I have nothing and I’m Nothing to everyone. I’m a joke. That’s what my very existence has turned into. It’s a shame too. I had high hopes for today and all that I get out of it is being disrespected. I wish I knew why everyone has to hate me like they do. What am I doing wrong? Am I unlovable? That seems to be the case. I want to be treated fairly, but that’s asking for too much. Why can’t anyone ever show me any form of respect? Fuck everyone that lives here and there he staff as well. Being here only shows me that I can only rely on myself. No one here likes me anyways. I hate feeling lonely. Even around others I still feel lonely. I’m never going to feel better about myself while I’m here. I’m pissed off because I get treated like shit by everyone. I never did anything wrong to anyone. I’m wishing I could get respect. That’s impossible though. Everything for me’s impossible. I’m s failure in everybody’s eyes so therefore I’m a failure in mine.
I know what and who I am. That’s why I should just stop reaching out to others. Whenever I try to communicate I get shot down. How’s that fair on my part? Exactly! It’s not but then again life isn’t always fair. Just like life always has difficult moments. Exactly what I’m going through currently. I feel all alone. I wish I had someone to talk to. I’m fed up with life as it is, but then again I need to realize life is what I made it. My effort as a youth has beared his ugly head and there’s nothing I can do to change that. My lack of effort made me who I am today. Just look at my days here. Sleeping much of the day and not attending groups. Then there’s the fact that not attending outings may also hurt me a bit. So as you can see I need to make changes so I can move forward and take the next step. Whatever that next step may be. I’ve also learned to let certain things go and be honest with myself. No more lies!
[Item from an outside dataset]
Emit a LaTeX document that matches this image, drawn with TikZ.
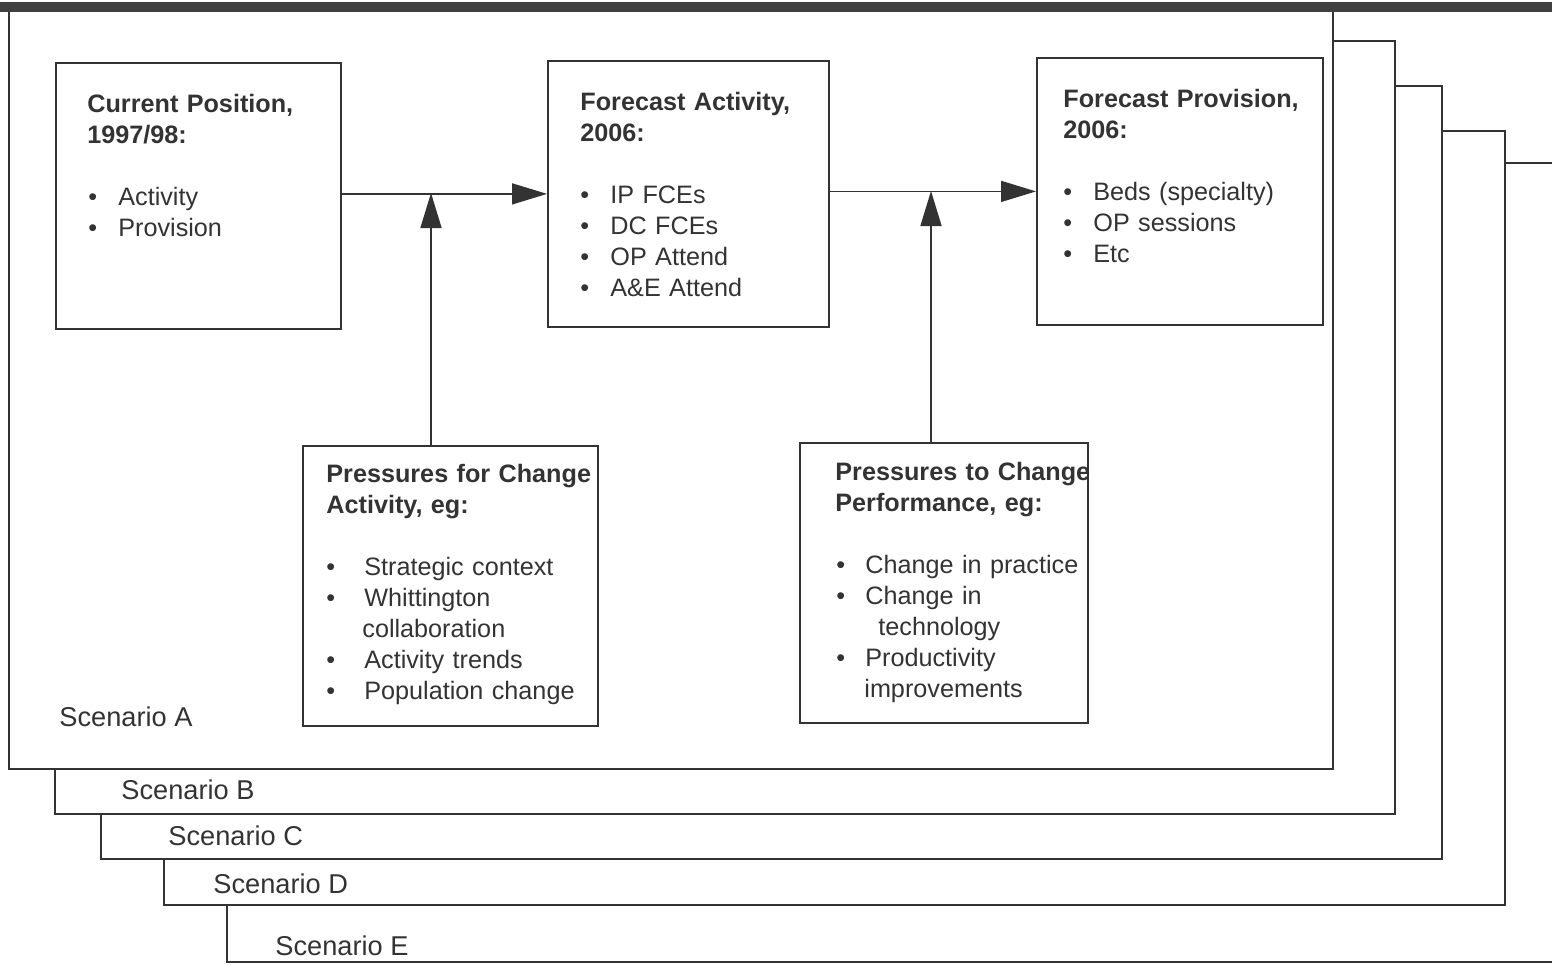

With me going back to Kalamazoo soon I have to find a reason why I want to return. It just feels like there is nothing left for me there. If I return there I fear something may happen. It’s out of my control though. In a way I’m forced to return. I am unsure if I even want to stay in Grand Rapids. In a way I feel like I belong nowhere. Is that the main cause of why I’m feeling the way I do? I hate being told what’s best for me when I know myself more than anybody else. That’s what everyone forgets to understand. It’s unchangeable and I regret letting things get to the point they’re at.
I have to love myself before I can love another person. I’ve learned that a while back, but I never applied that to anything. Why? Do I enjoy being alone? I’m unsure. I’m unsure of a lot in my life. Mainly relationship wise. I know things need to change on that front. I’m not stupid. I’ve acted like it lately and I don’t know why. Could it be because I expect others to solve my problems for me? Perhaps. I’m done for now. Peace out!
I’m dead to my family and my family is dead to me. Especially my father. He’s a horrible person that I am have inherited a lot of my personality from. That won’t stop me from saying how much of an asshole he is. I can’t stand that man! I dare that bastard take his frustration on me because he chose not to see his own children. It’s his own damn fault! He’s an adult and it’s about fucking time he acts like one. Stupid bastard. I guess I can’t be too hard on him. I’m just like him. I just admitted to admit it.